Já o primeiro-ministro indiano, Narendra Modi, insistiu num regresso à mesa de negociações. A Índia tem-se tentado manter equidistante quanto à guerra na Ucrânia, seja estar a aproveitar a compra de petróleo russo a preço de saldo ou pela sua dependência militar da Rússia, que lhe vendeu entre 70% a 85% do seu armamento, segundo o Instituto Montaigne. Não estamos só a falar de AK-47, mas até caças, submarinos, um porta-aviões, além de quase todos os tanques usados pelos militares indianos. O facto destes modelos – sobretudo os tanques T-72 e T-90 – se estarem a sair tão mal na Ucrânia explica porque é que a Índia se tem dedicado tanto a diversificar as suas compras de armamento, apostando mais em Israel, França e nos EUA. 
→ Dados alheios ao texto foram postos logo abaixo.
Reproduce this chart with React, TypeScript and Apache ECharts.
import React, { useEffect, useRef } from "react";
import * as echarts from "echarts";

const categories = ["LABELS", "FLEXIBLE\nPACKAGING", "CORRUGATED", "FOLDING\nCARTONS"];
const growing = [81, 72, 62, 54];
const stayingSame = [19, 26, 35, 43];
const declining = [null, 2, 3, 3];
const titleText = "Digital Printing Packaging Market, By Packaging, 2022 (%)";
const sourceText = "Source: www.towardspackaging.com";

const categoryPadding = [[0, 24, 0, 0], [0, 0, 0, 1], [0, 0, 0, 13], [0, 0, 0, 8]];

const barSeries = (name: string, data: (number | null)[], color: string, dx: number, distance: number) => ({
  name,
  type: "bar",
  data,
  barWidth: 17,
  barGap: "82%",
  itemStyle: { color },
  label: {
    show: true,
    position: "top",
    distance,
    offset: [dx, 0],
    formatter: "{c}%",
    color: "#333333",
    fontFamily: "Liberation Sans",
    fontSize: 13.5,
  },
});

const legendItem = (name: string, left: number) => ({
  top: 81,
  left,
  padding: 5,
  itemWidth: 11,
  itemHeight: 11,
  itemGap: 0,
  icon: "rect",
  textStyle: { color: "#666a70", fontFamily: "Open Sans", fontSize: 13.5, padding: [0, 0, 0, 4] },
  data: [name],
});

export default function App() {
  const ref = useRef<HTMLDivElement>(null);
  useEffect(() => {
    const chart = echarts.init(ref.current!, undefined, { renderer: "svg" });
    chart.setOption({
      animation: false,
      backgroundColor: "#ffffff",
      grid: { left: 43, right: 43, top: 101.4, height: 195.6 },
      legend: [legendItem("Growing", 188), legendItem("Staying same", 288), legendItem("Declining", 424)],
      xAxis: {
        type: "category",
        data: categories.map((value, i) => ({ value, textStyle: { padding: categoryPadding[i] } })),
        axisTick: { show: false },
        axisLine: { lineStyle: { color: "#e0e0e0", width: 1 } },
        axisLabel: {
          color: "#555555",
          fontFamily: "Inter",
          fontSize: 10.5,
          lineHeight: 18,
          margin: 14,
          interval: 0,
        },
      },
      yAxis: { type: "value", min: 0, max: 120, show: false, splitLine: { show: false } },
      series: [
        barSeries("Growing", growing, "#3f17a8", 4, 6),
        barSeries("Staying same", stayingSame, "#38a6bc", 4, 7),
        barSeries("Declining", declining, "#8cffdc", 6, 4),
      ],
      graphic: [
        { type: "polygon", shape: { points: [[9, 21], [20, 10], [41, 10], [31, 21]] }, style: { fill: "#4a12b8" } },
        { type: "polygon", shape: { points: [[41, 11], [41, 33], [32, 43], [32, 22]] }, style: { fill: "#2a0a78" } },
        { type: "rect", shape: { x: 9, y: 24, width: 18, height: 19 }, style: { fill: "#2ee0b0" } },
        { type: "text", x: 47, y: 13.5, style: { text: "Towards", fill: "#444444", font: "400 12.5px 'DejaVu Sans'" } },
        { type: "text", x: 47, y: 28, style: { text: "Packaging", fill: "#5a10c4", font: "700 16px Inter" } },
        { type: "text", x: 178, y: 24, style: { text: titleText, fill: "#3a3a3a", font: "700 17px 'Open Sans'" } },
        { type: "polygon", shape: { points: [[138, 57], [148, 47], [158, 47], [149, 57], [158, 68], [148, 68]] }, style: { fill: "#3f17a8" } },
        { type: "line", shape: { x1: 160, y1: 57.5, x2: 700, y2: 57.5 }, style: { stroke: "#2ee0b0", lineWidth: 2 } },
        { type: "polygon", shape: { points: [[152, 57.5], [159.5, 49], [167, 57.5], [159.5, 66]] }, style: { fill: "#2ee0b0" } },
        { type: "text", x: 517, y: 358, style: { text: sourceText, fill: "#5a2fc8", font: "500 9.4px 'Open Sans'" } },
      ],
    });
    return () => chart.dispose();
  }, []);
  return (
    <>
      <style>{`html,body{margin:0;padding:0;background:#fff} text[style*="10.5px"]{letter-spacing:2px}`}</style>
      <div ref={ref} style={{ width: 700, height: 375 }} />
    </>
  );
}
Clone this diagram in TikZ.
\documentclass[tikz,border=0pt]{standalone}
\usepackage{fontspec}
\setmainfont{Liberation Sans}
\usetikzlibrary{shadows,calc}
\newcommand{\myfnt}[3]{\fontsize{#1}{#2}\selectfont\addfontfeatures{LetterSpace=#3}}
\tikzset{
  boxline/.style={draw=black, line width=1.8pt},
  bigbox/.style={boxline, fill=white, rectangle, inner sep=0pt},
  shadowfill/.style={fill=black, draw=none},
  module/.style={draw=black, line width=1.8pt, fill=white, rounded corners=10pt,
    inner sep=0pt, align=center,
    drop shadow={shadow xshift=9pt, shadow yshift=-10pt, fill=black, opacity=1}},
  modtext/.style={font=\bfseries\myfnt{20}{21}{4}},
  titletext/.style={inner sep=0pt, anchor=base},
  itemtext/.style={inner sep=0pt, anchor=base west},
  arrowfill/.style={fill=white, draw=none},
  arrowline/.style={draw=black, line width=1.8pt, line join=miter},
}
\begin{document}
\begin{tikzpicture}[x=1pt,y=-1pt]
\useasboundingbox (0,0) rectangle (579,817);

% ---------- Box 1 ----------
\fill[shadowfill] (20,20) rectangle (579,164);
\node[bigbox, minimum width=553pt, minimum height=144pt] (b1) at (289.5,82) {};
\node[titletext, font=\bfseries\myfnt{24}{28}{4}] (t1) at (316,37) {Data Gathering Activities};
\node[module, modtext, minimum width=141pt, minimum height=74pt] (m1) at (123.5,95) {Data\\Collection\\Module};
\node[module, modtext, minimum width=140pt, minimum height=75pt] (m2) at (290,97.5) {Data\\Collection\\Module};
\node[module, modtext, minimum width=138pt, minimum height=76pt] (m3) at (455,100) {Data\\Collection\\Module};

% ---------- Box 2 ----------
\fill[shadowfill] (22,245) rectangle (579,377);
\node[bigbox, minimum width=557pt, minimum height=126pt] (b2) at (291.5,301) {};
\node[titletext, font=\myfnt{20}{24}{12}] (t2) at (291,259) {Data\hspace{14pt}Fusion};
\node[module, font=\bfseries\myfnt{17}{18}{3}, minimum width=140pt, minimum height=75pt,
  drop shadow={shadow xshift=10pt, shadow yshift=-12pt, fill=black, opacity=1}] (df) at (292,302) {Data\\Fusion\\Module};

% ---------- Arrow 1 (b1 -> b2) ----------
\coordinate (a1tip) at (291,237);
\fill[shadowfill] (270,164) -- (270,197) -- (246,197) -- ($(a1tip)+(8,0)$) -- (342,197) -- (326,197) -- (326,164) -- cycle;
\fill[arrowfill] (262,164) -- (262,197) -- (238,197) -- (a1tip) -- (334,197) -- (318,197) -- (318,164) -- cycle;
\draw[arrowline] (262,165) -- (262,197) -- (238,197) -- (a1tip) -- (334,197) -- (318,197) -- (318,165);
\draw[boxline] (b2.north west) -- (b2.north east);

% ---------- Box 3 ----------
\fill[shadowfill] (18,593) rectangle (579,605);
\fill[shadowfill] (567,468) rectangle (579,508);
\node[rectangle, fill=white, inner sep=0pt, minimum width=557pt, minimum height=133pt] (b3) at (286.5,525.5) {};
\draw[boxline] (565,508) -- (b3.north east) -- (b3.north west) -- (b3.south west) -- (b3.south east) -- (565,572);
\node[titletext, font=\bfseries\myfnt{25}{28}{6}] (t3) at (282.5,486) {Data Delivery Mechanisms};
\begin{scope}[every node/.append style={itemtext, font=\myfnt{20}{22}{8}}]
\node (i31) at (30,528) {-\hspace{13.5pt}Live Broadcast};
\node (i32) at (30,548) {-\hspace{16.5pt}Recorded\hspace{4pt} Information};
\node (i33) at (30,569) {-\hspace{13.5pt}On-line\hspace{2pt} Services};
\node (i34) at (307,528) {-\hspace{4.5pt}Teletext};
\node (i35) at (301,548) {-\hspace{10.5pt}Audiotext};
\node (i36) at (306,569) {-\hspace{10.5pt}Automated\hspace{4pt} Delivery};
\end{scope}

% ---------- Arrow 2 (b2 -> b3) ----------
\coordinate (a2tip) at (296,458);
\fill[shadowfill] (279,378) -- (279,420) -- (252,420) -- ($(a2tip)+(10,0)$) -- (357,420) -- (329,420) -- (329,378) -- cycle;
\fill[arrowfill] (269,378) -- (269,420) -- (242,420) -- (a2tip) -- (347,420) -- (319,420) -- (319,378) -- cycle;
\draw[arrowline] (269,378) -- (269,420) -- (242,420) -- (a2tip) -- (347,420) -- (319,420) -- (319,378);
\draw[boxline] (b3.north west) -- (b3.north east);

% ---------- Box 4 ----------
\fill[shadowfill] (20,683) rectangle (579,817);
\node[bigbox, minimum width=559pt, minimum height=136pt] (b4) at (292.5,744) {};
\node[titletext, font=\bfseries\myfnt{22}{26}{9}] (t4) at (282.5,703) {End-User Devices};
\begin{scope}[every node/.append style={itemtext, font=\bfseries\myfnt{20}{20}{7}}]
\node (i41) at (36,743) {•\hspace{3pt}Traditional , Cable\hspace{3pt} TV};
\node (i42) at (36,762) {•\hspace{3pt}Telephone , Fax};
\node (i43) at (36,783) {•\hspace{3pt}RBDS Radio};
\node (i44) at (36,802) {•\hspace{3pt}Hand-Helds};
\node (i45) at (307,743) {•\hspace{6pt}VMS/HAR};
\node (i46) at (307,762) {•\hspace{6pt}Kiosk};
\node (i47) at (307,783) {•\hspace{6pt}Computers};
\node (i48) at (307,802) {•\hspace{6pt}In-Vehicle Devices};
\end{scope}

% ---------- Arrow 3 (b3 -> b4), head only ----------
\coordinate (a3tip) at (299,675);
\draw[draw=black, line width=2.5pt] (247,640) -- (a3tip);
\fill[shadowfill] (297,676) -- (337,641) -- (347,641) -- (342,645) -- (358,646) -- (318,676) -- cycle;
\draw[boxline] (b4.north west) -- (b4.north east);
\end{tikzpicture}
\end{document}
“Tenho repetidamente dito que temos de encontrar uma maneira de voltar ao caminho de um cessar-fogo e diplomacia na Ucrânia”, salientou Modi. Já Zelensky deixou as suas condições muito claras para tal suceder. “Kherson já foi libertada”, explicou, comparando-o ao Dia D. “Estou convencido que agora é o momento em que a destrutiva guerra russa deve e pode ser terminada”, assegurou. 
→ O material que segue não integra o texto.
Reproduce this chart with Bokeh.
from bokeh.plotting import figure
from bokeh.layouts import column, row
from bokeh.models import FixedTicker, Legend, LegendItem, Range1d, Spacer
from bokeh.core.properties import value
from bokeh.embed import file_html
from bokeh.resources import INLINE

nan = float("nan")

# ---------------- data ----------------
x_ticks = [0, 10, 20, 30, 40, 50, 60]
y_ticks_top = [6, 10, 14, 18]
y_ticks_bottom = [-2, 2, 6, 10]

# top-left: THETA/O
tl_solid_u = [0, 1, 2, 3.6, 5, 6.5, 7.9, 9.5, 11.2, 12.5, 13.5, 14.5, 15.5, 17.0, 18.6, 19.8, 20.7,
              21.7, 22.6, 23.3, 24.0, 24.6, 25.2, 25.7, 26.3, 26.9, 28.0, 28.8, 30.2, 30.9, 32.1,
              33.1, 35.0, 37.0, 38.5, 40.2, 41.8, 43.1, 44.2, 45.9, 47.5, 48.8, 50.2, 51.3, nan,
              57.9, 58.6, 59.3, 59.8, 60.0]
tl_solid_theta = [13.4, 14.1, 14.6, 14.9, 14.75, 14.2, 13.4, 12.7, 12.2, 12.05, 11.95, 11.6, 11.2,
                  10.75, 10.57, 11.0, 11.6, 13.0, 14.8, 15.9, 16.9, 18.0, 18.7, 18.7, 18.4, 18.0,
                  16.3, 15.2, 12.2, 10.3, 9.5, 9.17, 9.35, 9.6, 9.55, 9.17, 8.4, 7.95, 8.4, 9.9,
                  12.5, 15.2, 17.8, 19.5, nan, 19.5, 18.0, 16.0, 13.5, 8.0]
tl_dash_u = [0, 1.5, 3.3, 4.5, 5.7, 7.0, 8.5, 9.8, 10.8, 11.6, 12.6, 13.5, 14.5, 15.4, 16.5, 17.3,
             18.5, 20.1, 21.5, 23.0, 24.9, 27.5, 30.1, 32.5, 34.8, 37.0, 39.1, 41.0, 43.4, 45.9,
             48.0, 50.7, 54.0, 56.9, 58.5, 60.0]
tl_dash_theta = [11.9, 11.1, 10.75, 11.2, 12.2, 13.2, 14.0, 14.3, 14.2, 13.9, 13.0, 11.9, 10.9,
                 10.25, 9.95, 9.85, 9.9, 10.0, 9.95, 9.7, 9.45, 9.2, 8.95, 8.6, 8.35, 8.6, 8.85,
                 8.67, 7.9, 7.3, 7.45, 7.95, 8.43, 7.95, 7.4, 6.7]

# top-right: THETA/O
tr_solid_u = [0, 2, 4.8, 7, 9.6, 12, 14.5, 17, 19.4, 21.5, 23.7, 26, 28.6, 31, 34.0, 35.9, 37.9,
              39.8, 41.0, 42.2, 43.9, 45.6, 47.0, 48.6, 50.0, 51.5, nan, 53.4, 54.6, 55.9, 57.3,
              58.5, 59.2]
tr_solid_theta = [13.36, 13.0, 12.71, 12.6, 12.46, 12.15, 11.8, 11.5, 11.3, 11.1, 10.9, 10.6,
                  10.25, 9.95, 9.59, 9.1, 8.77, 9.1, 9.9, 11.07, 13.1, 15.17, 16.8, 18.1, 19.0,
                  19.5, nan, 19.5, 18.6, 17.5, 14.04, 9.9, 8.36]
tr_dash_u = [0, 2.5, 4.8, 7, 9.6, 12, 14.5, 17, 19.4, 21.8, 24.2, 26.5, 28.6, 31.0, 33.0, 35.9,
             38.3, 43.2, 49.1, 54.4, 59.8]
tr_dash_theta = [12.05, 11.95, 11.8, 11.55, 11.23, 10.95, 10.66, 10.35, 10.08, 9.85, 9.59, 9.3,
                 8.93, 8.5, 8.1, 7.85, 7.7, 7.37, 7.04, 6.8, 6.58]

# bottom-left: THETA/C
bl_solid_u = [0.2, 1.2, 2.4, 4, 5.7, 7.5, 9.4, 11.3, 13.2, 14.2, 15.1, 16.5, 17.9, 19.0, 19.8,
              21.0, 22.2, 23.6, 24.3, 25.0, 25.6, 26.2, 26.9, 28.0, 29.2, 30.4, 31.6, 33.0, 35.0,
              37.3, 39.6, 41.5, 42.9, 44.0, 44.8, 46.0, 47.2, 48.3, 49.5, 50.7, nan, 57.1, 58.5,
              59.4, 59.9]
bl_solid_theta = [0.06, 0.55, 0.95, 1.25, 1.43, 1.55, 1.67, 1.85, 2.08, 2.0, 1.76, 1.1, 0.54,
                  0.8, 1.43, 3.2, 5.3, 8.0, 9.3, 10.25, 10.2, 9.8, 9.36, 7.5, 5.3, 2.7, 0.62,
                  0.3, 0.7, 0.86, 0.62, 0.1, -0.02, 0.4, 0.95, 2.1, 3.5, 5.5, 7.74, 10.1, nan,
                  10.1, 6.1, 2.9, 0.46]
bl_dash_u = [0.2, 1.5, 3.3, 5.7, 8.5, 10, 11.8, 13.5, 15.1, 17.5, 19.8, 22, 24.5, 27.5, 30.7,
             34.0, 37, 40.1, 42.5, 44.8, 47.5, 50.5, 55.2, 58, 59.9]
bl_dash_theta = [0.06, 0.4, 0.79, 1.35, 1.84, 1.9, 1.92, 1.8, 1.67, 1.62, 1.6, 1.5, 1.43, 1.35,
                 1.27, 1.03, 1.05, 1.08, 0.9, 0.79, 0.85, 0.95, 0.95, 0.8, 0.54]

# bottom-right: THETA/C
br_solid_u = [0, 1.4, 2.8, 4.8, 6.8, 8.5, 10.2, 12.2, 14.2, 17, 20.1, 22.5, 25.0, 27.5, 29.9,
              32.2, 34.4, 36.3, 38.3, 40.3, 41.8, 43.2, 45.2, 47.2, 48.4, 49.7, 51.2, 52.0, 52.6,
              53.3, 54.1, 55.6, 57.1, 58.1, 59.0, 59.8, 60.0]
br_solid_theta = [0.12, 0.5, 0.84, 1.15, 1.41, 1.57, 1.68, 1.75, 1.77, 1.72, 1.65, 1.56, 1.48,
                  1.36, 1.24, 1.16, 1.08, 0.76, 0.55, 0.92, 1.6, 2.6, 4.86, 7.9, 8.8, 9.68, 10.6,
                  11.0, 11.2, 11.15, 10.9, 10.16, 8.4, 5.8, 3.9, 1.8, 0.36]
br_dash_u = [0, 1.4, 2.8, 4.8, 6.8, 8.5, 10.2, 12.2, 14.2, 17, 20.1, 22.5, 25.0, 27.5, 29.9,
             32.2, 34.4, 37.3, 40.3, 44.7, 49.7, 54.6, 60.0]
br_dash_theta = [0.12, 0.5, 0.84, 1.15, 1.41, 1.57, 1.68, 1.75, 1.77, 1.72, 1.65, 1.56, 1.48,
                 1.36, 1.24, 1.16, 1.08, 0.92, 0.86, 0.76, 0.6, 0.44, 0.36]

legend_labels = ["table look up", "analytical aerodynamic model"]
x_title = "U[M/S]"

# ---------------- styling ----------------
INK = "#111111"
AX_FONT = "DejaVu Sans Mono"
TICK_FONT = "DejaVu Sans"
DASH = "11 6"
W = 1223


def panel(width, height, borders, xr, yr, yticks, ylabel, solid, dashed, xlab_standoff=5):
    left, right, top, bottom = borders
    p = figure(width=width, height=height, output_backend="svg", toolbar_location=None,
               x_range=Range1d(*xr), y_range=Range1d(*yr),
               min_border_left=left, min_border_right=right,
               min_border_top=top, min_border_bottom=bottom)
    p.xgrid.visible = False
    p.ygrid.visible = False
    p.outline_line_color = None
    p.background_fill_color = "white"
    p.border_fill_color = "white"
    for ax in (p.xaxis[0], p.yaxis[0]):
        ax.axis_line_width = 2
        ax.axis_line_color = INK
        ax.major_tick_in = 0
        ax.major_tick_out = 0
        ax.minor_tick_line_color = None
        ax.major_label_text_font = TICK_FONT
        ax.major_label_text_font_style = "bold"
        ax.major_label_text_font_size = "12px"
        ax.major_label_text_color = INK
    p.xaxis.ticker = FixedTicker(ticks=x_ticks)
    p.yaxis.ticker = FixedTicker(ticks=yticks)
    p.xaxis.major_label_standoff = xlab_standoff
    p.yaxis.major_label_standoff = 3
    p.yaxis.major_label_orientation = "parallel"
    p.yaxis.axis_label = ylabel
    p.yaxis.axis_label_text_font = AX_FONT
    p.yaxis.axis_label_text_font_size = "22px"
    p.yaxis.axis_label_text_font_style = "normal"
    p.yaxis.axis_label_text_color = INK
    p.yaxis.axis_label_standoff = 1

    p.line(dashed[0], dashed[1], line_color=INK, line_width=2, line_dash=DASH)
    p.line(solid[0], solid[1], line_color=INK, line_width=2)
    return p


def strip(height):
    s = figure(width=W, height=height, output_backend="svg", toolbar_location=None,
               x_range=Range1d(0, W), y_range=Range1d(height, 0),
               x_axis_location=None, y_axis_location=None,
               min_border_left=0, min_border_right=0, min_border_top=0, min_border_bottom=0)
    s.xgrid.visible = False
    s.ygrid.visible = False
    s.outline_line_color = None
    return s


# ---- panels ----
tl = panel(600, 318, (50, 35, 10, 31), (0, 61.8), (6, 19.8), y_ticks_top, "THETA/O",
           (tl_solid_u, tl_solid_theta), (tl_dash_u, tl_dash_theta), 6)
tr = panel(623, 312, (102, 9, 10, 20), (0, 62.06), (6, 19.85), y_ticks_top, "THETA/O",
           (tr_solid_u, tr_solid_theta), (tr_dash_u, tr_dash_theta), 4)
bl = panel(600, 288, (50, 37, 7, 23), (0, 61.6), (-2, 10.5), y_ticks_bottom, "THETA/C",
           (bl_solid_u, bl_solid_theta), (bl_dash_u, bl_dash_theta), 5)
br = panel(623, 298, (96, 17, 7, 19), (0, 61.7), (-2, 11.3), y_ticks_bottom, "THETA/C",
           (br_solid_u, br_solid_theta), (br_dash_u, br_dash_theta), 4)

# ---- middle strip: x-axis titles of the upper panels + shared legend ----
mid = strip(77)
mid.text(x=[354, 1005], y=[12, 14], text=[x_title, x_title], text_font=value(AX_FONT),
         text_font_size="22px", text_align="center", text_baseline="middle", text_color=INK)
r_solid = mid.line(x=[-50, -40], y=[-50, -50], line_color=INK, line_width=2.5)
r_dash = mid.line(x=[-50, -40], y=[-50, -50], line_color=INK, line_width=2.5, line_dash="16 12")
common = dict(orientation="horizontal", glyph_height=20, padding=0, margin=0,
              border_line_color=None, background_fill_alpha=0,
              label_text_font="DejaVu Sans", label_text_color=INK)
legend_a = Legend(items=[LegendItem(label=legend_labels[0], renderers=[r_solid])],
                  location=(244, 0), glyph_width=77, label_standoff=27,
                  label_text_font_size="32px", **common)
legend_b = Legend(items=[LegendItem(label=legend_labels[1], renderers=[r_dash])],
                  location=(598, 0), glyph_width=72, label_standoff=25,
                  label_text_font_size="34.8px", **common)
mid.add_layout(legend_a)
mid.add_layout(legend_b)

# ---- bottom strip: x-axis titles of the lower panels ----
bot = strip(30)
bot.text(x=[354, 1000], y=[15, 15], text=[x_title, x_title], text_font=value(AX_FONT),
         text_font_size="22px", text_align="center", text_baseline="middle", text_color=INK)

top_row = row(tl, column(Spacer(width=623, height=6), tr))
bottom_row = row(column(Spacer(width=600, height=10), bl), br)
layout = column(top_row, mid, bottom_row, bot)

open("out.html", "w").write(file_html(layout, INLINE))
Para começar, o Kremlin deve retirar imediatamente as suas tropas da central nuclear de Zaporínjia, para evitar um acidente, exigiu o Presidente ucraniano. Depois, assegurar o acordo para a venda de cereais ucranianos através do Mar Negro, parar com os bombardeamentos à rede elétrica – como os que levou a cabo horas após o discurso de Zelensky – e libertar todos os militares e civis ucranianos capturados.

Estas são as exigências mais fáceis. Depois vem o julgamento de criminosos de guerra – é difícil imaginar Putin a ir parar ao banco dos réus – e garantias de segurança à Ucrânia por países terceiros. Além da retirada russa do território ucraniano como reconhecido pela ONU. O que incluíria a Crimeia, cuja perda é impensável para Moscovo, mas para Kiev “isto não é negociável”, prometeu Zelensky. 
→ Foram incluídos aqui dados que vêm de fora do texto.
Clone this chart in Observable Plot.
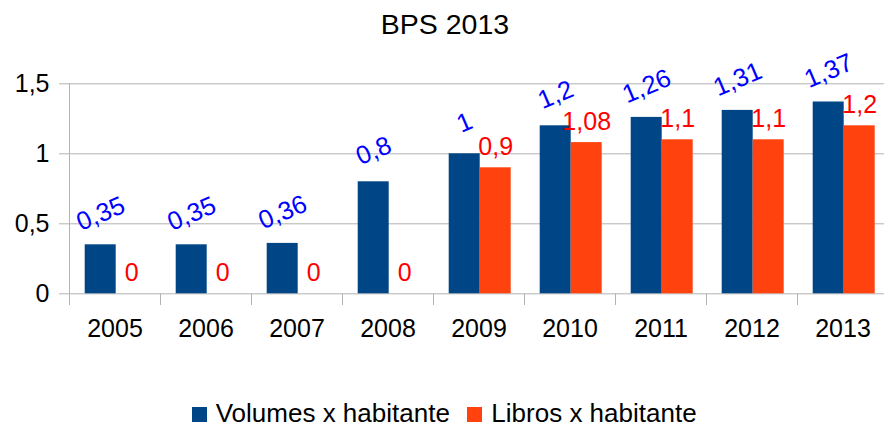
<!DOCTYPE html>
<html>
<head>
<meta charset="utf-8">
<script src="https://cdn.jsdelivr.net/npm/d3@7"></script>
<script src="https://cdn.jsdelivr.net/npm/@observablehq/plot@0.6"></script>
<style>
  body { margin: 0; background: #fff; font-family: "Liberation Sans", Arial, sans-serif; }
  #wrap { position: relative; width: 884px; height: 430px; overflow: hidden; background: #fff; }
  #chart { position: absolute; left: 0; top: 0; }
  #title { position: absolute; left: 0; top: 5.9px; width: 890px; height: 36.5px; text-align: center; font-size: 28.5px; line-height: 36.5px; color: #000; }
  #legend { position: absolute; left: 191.7px; top: 399.3px; height: 29px; display: flex; align-items: center; font-size: 26px; line-height: 29px; color: #000; white-space: nowrap; }
  #legend .sw { width: 15px; height: 15px; margin-top: 2px; margin-right: 9px; flex: none; }
  #legend .lab { margin-right: 17.5px; }
</style>
</head>
<body>
<div id="wrap">
  <div id="chart"></div>
  <div id="title"></div>
  <div id="legend"></div>
</div>
<script>
// ---- data ----
const title = "BPS 2013";
const years = ["2005", "2006", "2007", "2008", "2009", "2010", "2011", "2012", "2013"];
const seriesNames = ["Volumes x habitante", "Libros x habitante"];
const volumes = [0.35, 0.35, 0.36, 0.8, 1, 1.2, 1.26, 1.31, 1.37];
const libros = [0, 0, 0, 0, 0.9, 1.08, 1.1, 1.1, 1.2];
const yTicks = [0, 0.5, 1, 1.5];

// ---- styles ----
const colors = ["#004586", "#ff420e"];
const labelColors = ["#0000ff", "#ff0000"];
const W = 884, H = 430;
const mTop = 83.3, mBottom = H - 293.3, mLeft = 67.3, mRight = -6.1;
const grid = "#b3b3b3";
const fmt = v => String(v).replace(".", ",");

const rows = [];
years.forEach((y, i) => {
  rows.push({year: y, series: seriesNames[0], value: volumes[i]});
  rows.push({year: y, series: seriesNames[1], value: libros[i]});
});
const volRows = rows.filter(d => d.series === seriesNames[0]);
const libRows = rows.filter(d => d.series === seriesNames[1]);
const plotH = H - mTop - mBottom;

const chart = Plot.plot({
  width: W,
  height: H,
  marginTop: mTop,
  marginBottom: mBottom,
  marginLeft: mLeft,
  marginRight: mRight,
  style: {fontFamily: "'Liberation Sans', Arial, sans-serif", fontSize: "25px", background: "white", color: "black"},
  fx: {domain: years, padding: 0},
  x: {domain: seriesNames, paddingInner: 0, paddingOuter: 0.461, align: 0.53, axis: null},
  y: {domain: [0, 1.5], nice: false},
  color: {domain: seriesNames, range: colors},
  marks: [
    Plot.gridY({ticks: yTicks, stroke: grid, strokeOpacity: 1}),
    Plot.frame({anchor: "left", stroke: grid, strokeOpacity: 1, insetTop: plotH, insetBottom: -10.7}),
    Plot.frame({anchor: "left", stroke: grid, strokeOpacity: 1, insetBottom: -10.7, facetAnchor: "left"}),
    Plot.barY(rows, {fx: "year", x: "series", y: "value", fill: "series"}),
    Plot.text(volRows, {fx: "year", x: "series", y: "value", text: d => fmt(d.value), fill: labelColors[0],
      fontSize: 25.5, rotate: -23, dy: -31, textAnchor: "middle", lineAnchor: "middle"}),
    Plot.text(libRows, {fx: "year", x: "series", y: "value", text: d => fmt(d.value), fill: labelColors[1],
      fontSize: 25, dy: -13, textAnchor: "middle", lineAnchor: "bottom"}),
    Plot.axisY({ticks: yTicks, tickFormat: fmt, tickSize: 10, tickPadding: 10, stroke: grid, color: "black", label: null}),
    Plot.axisFx({anchor: "bottom", tickSize: 0, tickPadding: 25, label: null})
  ]
});
document.getElementById("chart").appendChild(chart);
document.getElementById("title").textContent = title;

const legend = document.getElementById("legend");
seriesNames.forEach((s, i) => {
  const sw = document.createElement("span");
  sw.className = "sw";
  sw.style.background = colors[i];
  const lab = document.createElement("span");
  lab.className = "lab";
  lab.textContent = s;
  legend.appendChild(sw);
  legend.appendChild(lab);
});
</script>
</body>
</html>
O Kremlin fez ouvidos moucos, mas lá teve que dar o braço a torcer quanto ao acordo para exportação de cereais e fertilizantes ucranianos, que expirava a 19 de novembro, estando prestes a aceitar a sua extensão, avançou a Bloomberg na terça-feira. Afinal, os amigos de Putin estavam todos a empurrá-lo nessa direção. Não só Modi e Xi não são conhecidos por perdoar fraqueza, algo que as forças armadas russas têm mostrado no campo de batalha, como estão cada vez mais impacientes com os impactos globais da invasão. 

“Nós devemos fazer um acordo para manter a cadeia de distribuição tanto de cereais como de fertilizantes estável e garantida”, exigiu o primeiro-ministro indiano no G20, alertando que “a escassez de fertilizante de hoje é a crise alimentar de amanhã”. E o Presidente chinês queixou-se dos que recorrem à “politização, instrumentalização e uso como arma dos problemas alimentares e energéticos”.